Adding an on-demand redemption feature to the Bank of Aneroid's notes only makes this stabilization more direct and immediate, much like Maker's addition of a direct redemption mechanism, the PSM, resulted in a more direct fusion of Dai to its $1 target. (The PSM means that Dai has become non-fiat money.)
Another force keeping Rai and pre-PSM Dai anchored to their respective targets are the threat of Rai's "global settlement" or Maker's "emergency shutdown." Basically, in extreme scenarios both systems can be completely unwound. When this happens all the collateral held in the system gets distributed back to its respective stakeholders, including the owners of Rai and Dai.
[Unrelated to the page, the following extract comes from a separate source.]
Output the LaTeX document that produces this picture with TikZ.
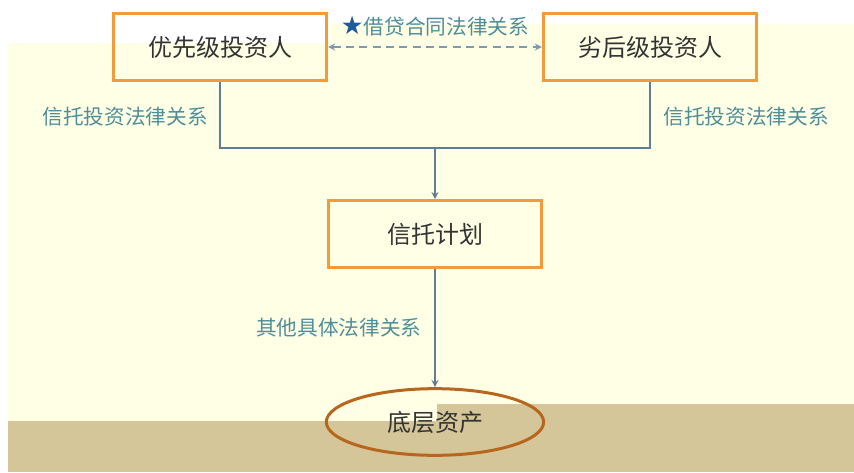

The knowledge that this could happen helps nudge the price of Rai and Dai closer to their targets.
The Bank of Aneroid's notes are also subject to their own version of emergency shutdown. At any point in time the owners of the Bank of Aneroid can wind up the bank. By collecting on all of their debts, selling those debts to others, or seizing collateral, the Bank can buy back all of the notes they have issued at par. The possibility that this could happen helps pull the Bank of Aneroid's fiat notes towards a stable terminal value.
Sure, there are stablecoins that depend on an underlying ponzi process to stay pegged to $1. But Rai and Dai do not fall into that category of stablecoins. Rai and Dai use non-ponzi mechanisms to create a stable version of the dollar. The Bank of Aneroid's fiat notes are not ponzi-ish for the same reasons that Rai and Dai are not ponzi-ish. And the same goes for Federal Reserve dollars, Bank of Canada dollars, and Bank of England pounds, which operate on the same principles as the Bank of Aneroid's fiat notes.